Aproveitou igualmente para desvendar um pouco da história desta sua mais recente obra. Em suma, o tema central é a ocupação Japonesa do território de Timor. O livro contraria (ou tenta, pelo menos) a tendência de seguir os arquivos de Salazar para contar a História relativa a este período (aqui está uma das explicações pelas quais Monteiro Cardoso optou por recorrer a fontes muito diversas). O livro associa as perspectivas macro e micro, ao utilizar como fonte principal o diário do Tenente Pires, que, quando é levado para a Austrália, sente o imperativo de regressar a Timor e de resistir ao invasor brutal e sanguinário, junto com o povo Timorense e as tropas australianas enviadas para o território. Um dia, em desespero de causa, o Tenente Pires escreve uma carta a Salazar pedindo que auxilie o povo timorense. Porém, Salazar entende e exige que os oficiais portugueses têm de reconquistar aos japoneses os seus postos.

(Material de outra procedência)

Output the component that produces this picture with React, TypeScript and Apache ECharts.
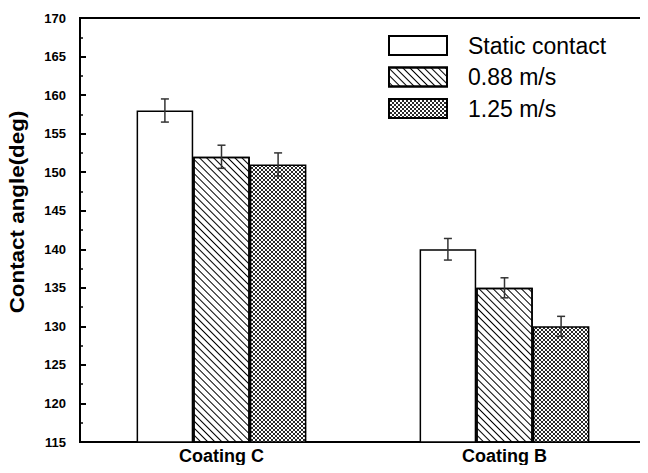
import React, { useEffect, useRef } from "react";
import * as echarts from "echarts";

const categories = ["Coating C", "Coating B"];
const seriesNames = ["Static contact", "0.88 m/s", "1.25 m/s"];
const staticValues = [158, 140];
const v088Values = [152, 135];
const v125Values = [151, 130];
const staticErr = [1.5, 1.4];
const v088Err = [1.5, 1.3];
const v125Err = [1.5, 1.3];
const yTicks = { min: 115, max: 170, interval: 5 };
const yName = "Contact angle(deg)";

const CAT_GAP = 0.4;

function crossHatch(): any {
  const p = 4;
  const cv = document.createElement("canvas");
  cv.width = p;
  cv.height = p;
  const ctx = cv.getContext("2d")!;
  ctx.fillStyle = "#fff";
  ctx.fillRect(0, 0, p, p);
  ctx.strokeStyle = "#111";
  ctx.lineWidth = 0.9;
  for (let k = -1; k <= 1; k++) {
    ctx.beginPath();
    ctx.moveTo(k * p, 0);
    ctx.lineTo(k * p + p, p);
    ctx.stroke();
    ctx.beginPath();
    ctx.moveTo(k * p + p, 0);
    ctx.lineTo(k * p, p);
    ctx.stroke();
  }
  return { image: cv, repeat: "repeat", imageWidth: p, imageHeight: p };
}

export default function App() {
  const ref = useRef<HTMLDivElement>(null);
  useEffect(() => {
    if (!ref.current) return;
    const chart = echarts.init(ref.current, null, { renderer: "svg" });
    const values = [staticValues, v088Values, v125Values];
    const errs = [staticErr, v088Err, v125Err];
    const errData: number[][] = [];
    values.forEach((arr, s) =>
      arr.forEach((v, c) => errData.push([c, v, errs[s][c], s]))
    );
    const styles: any[] = [
      { color: "#fff" },
      {
        color: "#fff",
        decal: {
          symbol: "rect",
          symbolSize: 1,
          dashArrayX: [1, 0],
          dashArrayY: [1, 3.4],
          rotation: Math.PI / 4,
          color: "#000",
        },
      },
      { color: crossHatch() },
    ];
    const barSeries = values.map((arr, s) => ({
      name: seriesNames[s],
      type: "bar",
      data: arr,
      barGap: "0%",
      barCategoryGap: CAT_GAP * 100 + "%",
      itemStyle: {
        borderColor: "#000",
        borderWidth: 1.5,
        ...styles[s],
      },
      emphasis: { disabled: true },
    }));
    chart.setOption({
      animation: false,
      grid: {
        left: 80,
        right: 2,
        top: 18,
        bottom: 31,
        show: true,
        borderColor: "#000",
        borderWidth: 2,
        backgroundColor: "transparent",
      },
      graphic: [
        {
          type: "text",
          x: 17,
          y: 212,
          rotation: Math.PI / 2,
          scaleX: 1.12,
          style: {
            text: yName,
            font: "bold 20px Arial, 'Liberation Sans', sans-serif",
            fill: "#000",
            align: "center",
            verticalAlign: "middle",
          },
        },
      ],
      legend: {
        orient: "vertical",
        left: 383,
        top: 29,
        itemWidth: 58,
        itemHeight: 19,
        itemGap: 8.5,
        icon: "rect",
        data: seriesNames,
        textStyle: {
          fontFamily: "Arial, 'Liberation Sans', sans-serif",
          fontSize: 23,
          color: "#000",
          padding: [0, 0, 0, 16],
          lineHeight: 22,
        },
      },
      xAxis: {
        type: "category",
        data: categories,
        axisLine: { lineStyle: { color: "#000", width: 2 } },
        axisTick: { show: false },
        axisLabel: {
          color: "#000",
          fontWeight: "bold",
          fontSize: 18,
          fontFamily: "Arial, 'Liberation Sans', sans-serif",
          margin: 5,
        },
      },
      yAxis: {
        type: "value",
        min: yTicks.min,
        max: yTicks.max,
        interval: yTicks.interval,
        axisLine: { show: true, lineStyle: { color: "#000", width: 2 } },
        axisTick: { show: true, inside: true, length: 6, lineStyle: { color: "#000", width: 2 } },
        minorTick: { show: true, splitNumber: 2, length: 3, lineStyle: { color: "#000", width: 1.5 } },
        splitLine: { show: false },
        axisLabel: {
          color: "#000",
          fontWeight: "bold",
          fontSize: 13,
          fontFamily: "Arial, 'Liberation Sans', sans-serif",
          margin: 14,
        },
      },
      series: [
        ...barSeries,
        {
          type: "custom",
          z: 10,
          silent: true,
          data: errData,
          encode: { x: 0, y: 1 },
          renderItem: (params: any, api: any) => {
            const c = api.value(0);
            const v = api.value(1);
            const e = api.value(2);
            const s = api.value(3);
            const band = api.size([1, 0])[0];
            const bw = (band * (1 - CAT_GAP)) / 3;
            const center = api.coord([c, v]);
            const x = center[0] + (s - 1) * bw;
            const yTop = api.coord([c, v + e])[1];
            const yBot = api.coord([c, v - e])[1];
            const cap = 4;
            const style = { stroke: "#333", lineWidth: 1.5, fill: "none" };
            return {
              type: "group",
              children: [
                { type: "line", shape: { x1: x, y1: yTop, x2: x, y2: yBot }, style },
                { type: "line", shape: { x1: x - cap, y1: yTop, x2: x + cap, y2: yTop }, style },
                { type: "line", shape: { x1: x - cap, y1: yBot, x2: x + cap, y2: yBot }, style },
              ],
            };
          },
        },
      ],
    });
    return () => chart.dispose();
  }, []);
  return <div ref={ref} style={{ width: 648, height: 473, margin: -8, background: "#fff" }} />;
}
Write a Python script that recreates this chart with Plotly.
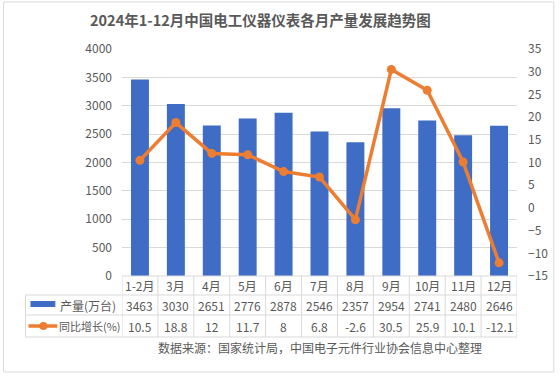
import plotly.graph_objects as go

categories = ["1-2月", "3月", "4月", "5月", "6月", "7月", "8月", "9月", "10月", "11月", "12月"]
output = [3463, 3030, 2651, 2776, 2878, 2546, 2357, 2954, 2741, 2480, 2646]
growth = [10.5, 18.8, 12, 11.7, 8, 6.8, -2.6, 30.5, 25.9, 10.1, -12.1]
growth_labels = ["10.5", "18.8", "12", "11.7", "8", "6.8", "-2.6", "30.5", "25.9", "10.1", "-12.1"]
series_names = ["产量(万台)", "同比增长(%)"]
title_text = "2024年1-12月中国电工仪器仪表各月产量发展趋势图"
source_text = "数据来源：国家统计局，中国电子元件行业协会信息中心整理"

W, H = 560, 376
L, R, T, B = 122, 519, 49, 276
FONT = "Noto Sans CJK SC, sans-serif"
GRAY = "#595959"
GRID = "#D9D9D9"
BLUE = "#3F6CC4"
ORANGE = "#ED7D31"


def px(x):
    return (x - L) / (R - L)


def py(y):
    return (B - y) / (B - T)


x_idx = list(range(len(categories)))

fig = go.Figure()
fig.add_trace(go.Bar(x=x_idx, y=output, name=series_names[0], marker=dict(color=BLUE, line=dict(width=0)), width=0.5))
fig.add_trace(go.Scatter(x=x_idx, y=growth, name=series_names[1], yaxis="y2", mode="lines+markers",
                         line=dict(color=ORANGE, width=3.5), marker=dict(color=ORANGE, size=9)))

shapes = []
annotations = []

# chart border
shapes.append(dict(type="rect", xref="paper", yref="paper", x0=px(3), x1=px(556), y0=py(372), y1=py(2),
                   line=dict(color=GRID, width=1), layer="below"))

# table lines
row_y = [276, 295, 315, 337]
n = len(categories)
for i in range(n + 1):
    shapes.append(dict(type="line", xref="x", yref="paper", x0=i - 0.5, x1=i - 0.5, y0=py(276), y1=py(337),
                       line=dict(color=GRID, width=1)))
shapes.append(dict(type="line", xref="paper", yref="paper", x0=px(25), x1=px(25), y0=py(295), y1=py(337),
                   line=dict(color=GRID, width=1)))
shapes.append(dict(type="line", xref="paper", yref="paper", x0=0, x1=1, y0=py(276), y1=py(276),
                   line=dict(color=GRID, width=1)))
for yy in row_y[1:]:
    shapes.append(dict(type="line", xref="paper", yref="paper", x0=px(25), x1=1, y0=py(yy), y1=py(yy),
                       line=dict(color=GRID, width=1)))

# legend keys in table
shapes.append(dict(type="rect", xref="paper", yref="paper", x0=px(30), x1=px(55), y0=py(307), y1=py(301),
                   fillcolor=BLUE, line=dict(width=0)))
shapes.append(dict(type="line", xref="paper", yref="paper", x0=px(28), x1=px(57), y0=py(326), y1=py(326),
                   line=dict(color=ORANGE, width=3.5)))
shapes.append(dict(type="circle", xref="paper", yref="paper", x0=px(39), x1=px(47), y0=py(330), y1=py(322),
                   fillcolor=ORANGE, line=dict(width=0)))

tf = dict(family=FONT, size=12, color=GRAY)


def note(x, y, text, xref="paper", xanchor="center", font=tf):
    annotations.append(dict(x=x, y=y, xref=xref, yref="paper", text=text, showarrow=False,
                            xanchor=xanchor, yanchor="middle", font=font))


for i, c in enumerate(categories):
    note(i, py(285.5), c, xref="x")
    note(i, py(305), str(output[i]), xref="x")
    note(i, py(326), growth_labels[i], xref="x")

note(px(58), py(305), series_names[0], xanchor="left")
note(px(57), py(326), series_names[1], xanchor="left", font=dict(family=FONT, size=11, color=GRAY))
note(px(321), py(347), source_text)
note(px(261), py(20), "<b>" + title_text + "</b>", font=dict(family=FONT, size=14.5, color=GRAY))

fig.update_layout(
    width=W, height=H,
    margin=dict(l=L, r=W - R, t=T, b=H - B, pad=0),
    paper_bgcolor="white", plot_bgcolor="white",
    showlegend=False,
    bargap=0.5,
    xaxis=dict(range=[-0.5, n - 0.5], showticklabels=False, showgrid=False, zeroline=False, ticks=""),
    yaxis=dict(range=[0, 4000], dtick=500, showgrid=True, gridcolor=GRID, gridwidth=1, zeroline=False,
               tickfont=tf, ticks="", ticklen=0, ticklabelstandoff=9),
    yaxis2=dict(range=[-15, 35], dtick=5, overlaying="y", side="right", showgrid=False, zeroline=False,
                tickfont=tf, ticks="", ticklabelstandoff=10),
    shapes=shapes,
    annotations=annotations,
)

fig.write_html("out.html", config={"displayModeBar": False},
               post_script="document.body.style.margin='0';")
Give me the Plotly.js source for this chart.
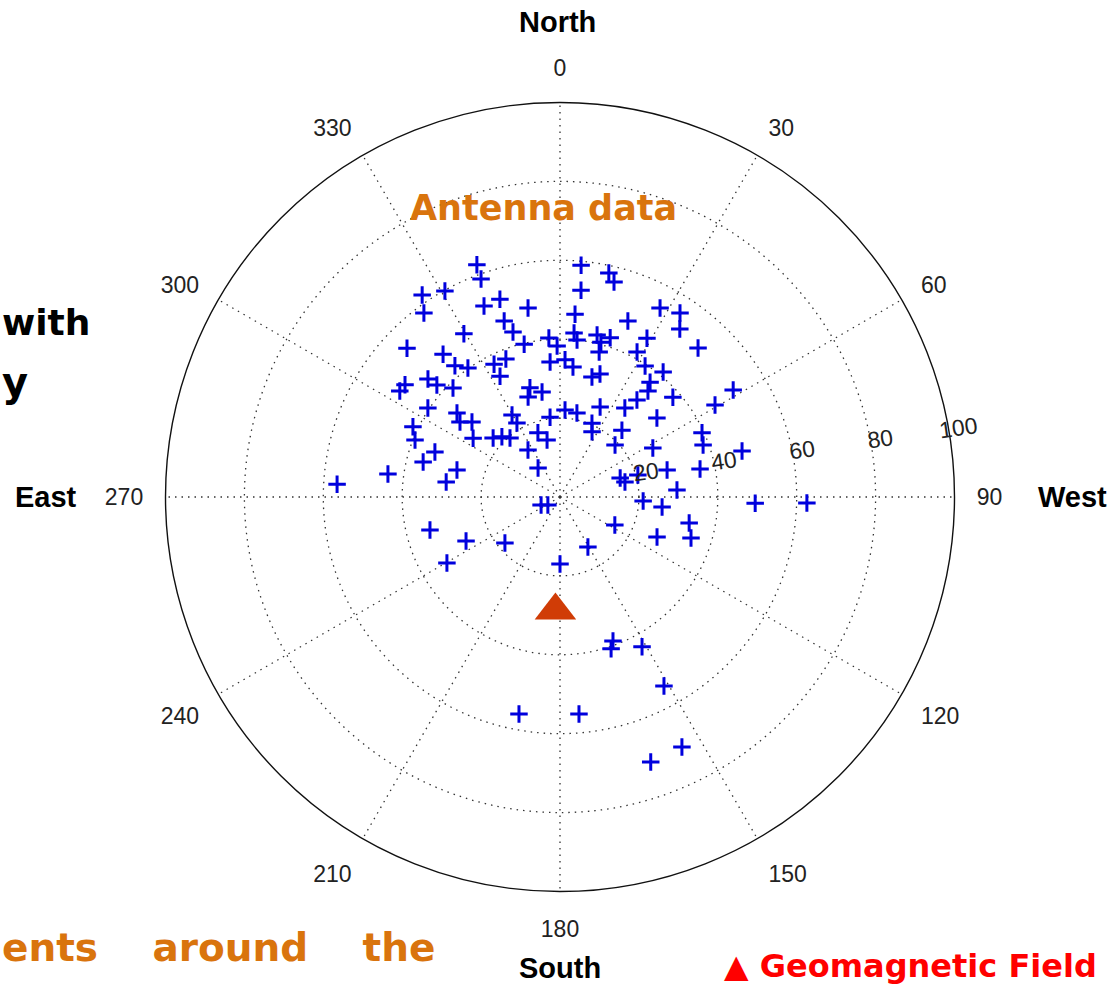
<!DOCTYPE html>
<html>
<head>
<meta charset="utf-8">
<script src="https://cdn.plot.ly/plotly-3.0.1.min.js"></script>
<style>
  html, body { margin: 0; padding: 0; background: #ffffff; }
  #chart { width: 1112px; height: 985px; }
</style>
</head>
<body>
<div id="chart"></div>
<script>
// Antenna data (compass azimuth in degrees, clockwise from North; radial value)
const antennaTheta = [340.3, 340.1, 5.2, 12.3, 14.1, 5.8, 325.7, 330.8, 323.5, 338.3,
  343.1, 350.4, 342.4, 344.1, 329.5, 346.8, 4.7, 21.1, 27.9, 33.1,
  35.5, 42.8, 314.2, 320.7, 321.3, 324.5, 333.6, 338.6, 333.6, 356.0,
  358.9, 355.8, 2.1, 5.7, 4.9, 6.2, 12.9, 14.8, 17.5, 15.1,
  28.7, 28.0, 33.0, 39.5, 18.0, 305.9, 303.5, 311.8, 312.3, 315.5,
  344.6, 350.3, 342.3, 3.3, 11.4, 304.0, 309.2, 306.9, 310.4, 329.7,
  329.8, 352.9, 295.5, 291.5, 304.1, 311.4, 316.0, 319.7, 341.0, 347.2,
  325.7, 289.8, 284.3, 284.7, 277.5, 277.6, 273.3, 322.8, 247.2, 236.3,
  14.9, 38.1, 39.7, 58.3, 59.3, 48.5, 38.4, 36.1, 24.0, 23.4,
  26.2, 50.8, 42.8, 65.7, 70.0, 46.6, 62.2, 75.8, 72.4, 77.0,
  74.3, 75.8, 78.7, 86.6, 92.8, 95.6, 91.8, 91.4, 255.8, 244.9,
  230.1, 239.7, 180.0, 150.8, 117.0, 112.4, 101.4, 107.4, 159.8, 161.4,
  151.3, 151.2, 190.7, 175.0, 154.0, 161.1];

const antennaR = [62.5, 58.8, 59.0, 58.1, 56.2, 52.7, 62.0, 59.8, 58.0, 52.1,
  52.4, 48.6, 46.8, 43.5, 48.0, 39.8, 46.5, 47.8, 54.2, 55.7,
  52.3, 51.5, 54.1, 46.8, 42.6, 40.2, 37.6, 37.6, 34.2, 40.4,
  38.3, 34.3, 34.8, 33.1, 41.7, 40.0, 42.1, 40.6, 42.3, 38.1,
  45.9, 41.6, 39.6, 41.1, 32.8, 48.5, 48.7, 44.9, 42.2, 38.7,
  28.7, 27.0, 26.6, 22.1, 21.7, 40.4, 33.7, 31.7, 29.3, 24.1,
  21.7, 20.4, 41.3, 39.5, 26.6, 22.6, 21.2, 19.6, 17.2, 14.8,
  14.4, 33.7, 35.8, 27.0, 29.1, 44.0, 56.6, 9.2, 5.2, 3.7,
  31.5, 37.0, 34.9, 51.6, 45.7, 38.2, 31.4, 27.9, 25.0, 20.4,
  18.4, 31.7, 23.1, 39.5, 38.6, 19.2, 26.6, 47.6, 16.0, 16.9,
  20.5, 28.0, 36.2, 29.7, 21.1, 26.0, 49.5, 62.6, 34.0, 26.3,
  18.2, 33.2, 17.0, 14.5, 15.6, 26.6, 33.4, 34.8, 38.9, 40.6,
  43.3, 54.7, 56.0, 55.2, 70.5, 71.0];

// Geomagnetic field direction
const fieldTheta = [182.3];
const fieldR = [28.8];

// Axis ticks
const angularTicks = [0, 30, 60, 90, 120, 150, 180, 210, 240, 270, 300, 330];
const angularTickText = ['0', '30', '60', '90', '120', '150', '180', '210', '240', '270', '300', '330'];
const radialTicks = [20, 40, 60, 80, 100];
const radialTickText = ['20', '40', '60', '80', '100'];

// Text labels
const compassLabels = ['North', 'South', 'East', 'West'];
const antennaLabel = 'Antenna data';
const slideTexts = ['with', 'y', 'ents\u00a0\u00a0\u00a0\u00a0around\u00a0\u00a0\u00a0\u00a0the', '\u25B2 Geomagnetic Field'];

const W = 1112, H = 985;
const px = v => v / W;
const py = v => 1 - v / H;

const traces = [
  {
    type: 'scatterpolar',
    mode: 'markers',
    theta: antennaTheta,
    r: antennaR,
    marker: { symbol: 'cross-thin', size: 12.5, color: '#0000dd', line: { color: '#0000dd', width: 3 } },
    hoverinfo: 'skip'
  },
  {
    type: 'scatterpolar',
    mode: 'markers',
    theta: fieldTheta,
    r: fieldR,
    marker: { symbol: 'triangle-up', size: 36, color: '#d03c06', line: { width: 0 } },
    hoverinfo: 'skip'
  }
];

const pad = '\u00a0\u00a0\u00a0';
const gridDash = '1.5px,5px';
const tickFont = { family: 'Liberation Sans, Arial, sans-serif', size: 23, color: '#222' };
const boldFont = { family: 'Liberation Sans, Arial, sans-serif', size: 29, color: '#000', weight: 'bold' };
const slideFont = (c, s) => ({ family: 'Comic Sans MS, DejaVu Sans, sans-serif', size: s, color: c, weight: 'bold' });

const layout = {
  width: W, height: H,
  margin: { l: 0, r: 0, t: 0, b: 0 },
  paper_bgcolor: '#ffffff',
  showlegend: false,
  polar: {
    domain: { x: [165.5 / W, 954.5 / W], y: [93.5 / H, 882.5 / H] },
    bgcolor: '#ffffff',
    angularaxis: {
      rotation: 90,
      direction: 'clockwise',
      tickmode: 'array',
      tickvals: angularTicks,
      ticktext: angularTickText,
      showline: true,
      linecolor: '#111',
      linewidth: 1.4,
      showgrid: true,
      gridcolor: '#333',
      gridwidth: 1.3,
      griddash: gridDash,
      ticks: 'outside',
      ticklen: 17,
      tickcolor: 'rgba(0,0,0,0)',
      tickfont: tickFont
    },
    radialaxis: {
      range: [0, 100],
      tickmode: 'array',
      tickvals: radialTicks,
      ticktext: radialTickText.map(t => pad + t),
      angle: 8,
      side: 'counterclockwise',
      showline: false,
      ticks: '',
      showgrid: true,
      gridcolor: '#333',
      gridwidth: 1.3,
      griddash: gridDash,
      tickfont: tickFont
    }
  },
  annotations: [
    { text: compassLabels[0], x: px(557), y: py(22), xref: 'paper', yref: 'paper', showarrow: false, xanchor: 'center', yanchor: 'middle', font: boldFont },
    { text: compassLabels[1], x: px(560), y: py(968), xref: 'paper', yref: 'paper', showarrow: false, xanchor: 'center', yanchor: 'middle', font: boldFont },
    { text: compassLabels[2], x: px(45.5), y: py(497), xref: 'paper', yref: 'paper', showarrow: false, xanchor: 'center', yanchor: 'middle', font: boldFont },
    { text: compassLabels[3], x: px(1072.5), y: py(497), xref: 'paper', yref: 'paper', showarrow: false, xanchor: 'center', yanchor: 'middle', font: boldFont },
    { text: antennaLabel, x: px(543), y: py(208), xref: 'paper', yref: 'paper', showarrow: false, xanchor: 'center', yanchor: 'middle', font: slideFont('#d9740d', 35) },
    { text: slideTexts[0], x: px(0), y: py(322), xref: 'paper', yref: 'paper', showarrow: false, xanchor: 'left', yanchor: 'middle', font: slideFont('#000', 36) },
    { text: slideTexts[1], x: px(0), y: py(382), xref: 'paper', yref: 'paper', showarrow: false, xanchor: 'left', yanchor: 'middle', font: slideFont('#000', 40) },
    { text: slideTexts[2], x: px(0), y: py(947), xref: 'paper', yref: 'paper', showarrow: false, xanchor: 'left', yanchor: 'middle', font: slideFont('#d9740d', 39) },
    { text: slideTexts[3], x: px(722), y: py(966), xref: 'paper', yref: 'paper', showarrow: false, xanchor: 'left', yanchor: 'middle', font: slideFont('#ff0000', 32) }
  ]
};

Plotly.newPlot('chart', traces, layout, { staticPlot: true, displayModeBar: false });
</script>
</body>
</html>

Quanto ao paradeiro do Tenente Pires, Monteiro Cardoso referiu que “pouco se sabe após o momento em que foi preso”.

No final da apresentação, houve quem aproveitasse a oportunidade para comprar este livro, que, segundo dados da editora (o Centro de Estudos de História Contemporânea Portuguesa do ISCTE e da Fundação Mário Soares), teve a sua primeira edição quase esgotada.